Ratna Sarumpaet yang lahir di Tarutung, Tapanuli Utara, 16 Juli 1949; umur 66 tahun adalah seniman Indonesia yang banyak mengeluti dunia panggung teater, selain sebagai aktivis organisasi sosial dengan mendirikan Ratna Sarumpaet Crisis Centre. Ratna terkenal dengan pementasan monolog Marsinah Menggugat, yang banyak dicekal di sejumlah daerah pada era administrasi Orde baru. Ratna Sarumpaet dibesarkan di keluarga Batak Kristen yang aktif dalam politik. Dia adalah anak ke lima dari 9 bersaudara - 7 perempuan dan 2 laki-laki. Dia menjadi Islam setelah menikah dengan seorang pengusaha Arab-Indonesia, Achmad Fahmy Alhady. Dari pernikahannya dia melahirkan 4 anak, Mohammad Iqbal Alhady, Fathom Saulina, Ibrahim Alhady dan Atiqah Hasiholan serta dikaruniai 5 cucu laki-laki dari dua anaknya yang sudah menikah.

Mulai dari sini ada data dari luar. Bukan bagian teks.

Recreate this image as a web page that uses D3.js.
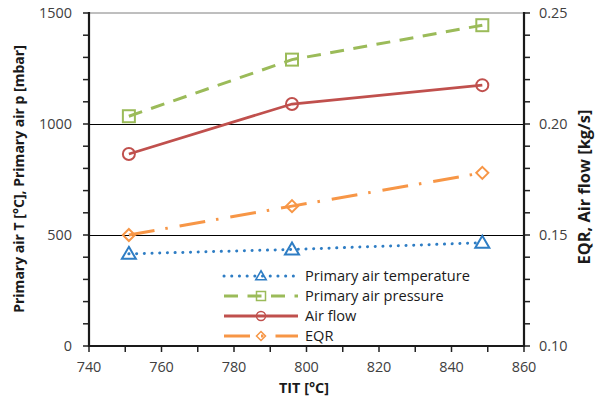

Sempat menempuh kuliah di Fakultas Teknik Arsitektur dan Fakultas Hukum UKI, Ratna memilih kesenian sebagai alat perjuangannya. Keberpihakannya pada orang-orang kecil dan marginal menjadi tema setiap karya yang dilahirkannya yang mengupas secara terbuka masalah-masalah kemanusiaan, kebenaran dan keadilan serta mempertanyakannya secara frontal ke hadapan pemerintah. Dalam lima belas tahun terakhir, di tengah kesibukannya sebagai aktivis HAM dan kemanusiaan, Ratna telah menghasilkan sembilan naskah drama, yang membuatnya dikenal dalam bidangnya. Seluruh naskah itu ditulis untuk memprotes adanya tindak ketidakadilan dalam pemerintahan yang cenderung menindas kaum kecil dan kelompok minoritas. Semua naskah diatas disutradarainya sendiri dan diproduksi / dipentaskan kelompok drama Satu Merah Panggung, yang didirikannya 1974.
Di era 90-an Ratna dikenal karena terlibat sebagai aktivis dalam kasus Marsinah dan membela penderitaan rakyat Aceh yang terjebak dalam perang antara TNI dan GAM. Hal ini menyebabkan timbulnya masalah antara dia dengan administrasi Orde Baru kala itu. Pada kampanye Pemilu 1997 menjelang jatuhnya administrasi Orde Baru, ia bersama kelompok teaternya bergabung dengan kampanye Partai Persatuan Pembangunan (PPP). Dia sempat dikurung ketat oleh kepolisian di sepanjang jalan Warung Buncit, dimana Ratna dan kawan-kawan mengusung sebuah keranda bertuliskan “DEMOKRASI”. Karena hal ini Ratna dan kawan-kawannya sempat ditangkap dan diinterogasi selama 24 jam.
Pada September 1997 Kepala Kepolisian RI menutup kasus pembunuhan Marsinah dengan alasan bahwa DNA Marsinah dalam penyelidikan telah terkontaminasi. Setelah penutupan kasus ini, Ratna menulis monolog "Marsinah Menggugat" dan mengusungnya dalam sebuah tur ke sebelas kota di Jawa dan Sumatera. Monolog ini dianggap sebagai karya provokatif, di setiap kota yang mereka datangi, Ratna dan timnya terus mendapat tekanan ketat dari pihak aparat pemerintahan kala itu. Di Surabaya, Bandung dan Bandar Lampung, pertunjukan ini bahkan dibubarkan secara represif oleh pasukan anti huru-hara.
Dengan tingginya kontroversi Marsinah Menggugat, Ratna berhasil membuat kasus pembunuhan Marsinah mencuat. Sebaliknya, sejak itu rumah Ratna di Kampung Melayu Kecil sekaligus menjadi sanggar Satu Merah Panggung terus diawasi intel. Setelah selama 2 tahun melakukan penelitian dan menulis, 10 Desember 2010 - di Tugu Perdamaian kota Ambon, bertepatan dengan hari HAM sedunia, Ratna meluncurkan Novel "Maluku Kobaran Cintaku" sebuah novel fiksi dengan latar belakang kerusuhan antar agama yang pernah melanda Maluku tahun 1999 – 2004. Novel itu hari-hari ini sedang disiapkan untuk dituangkan ke film layar lebar.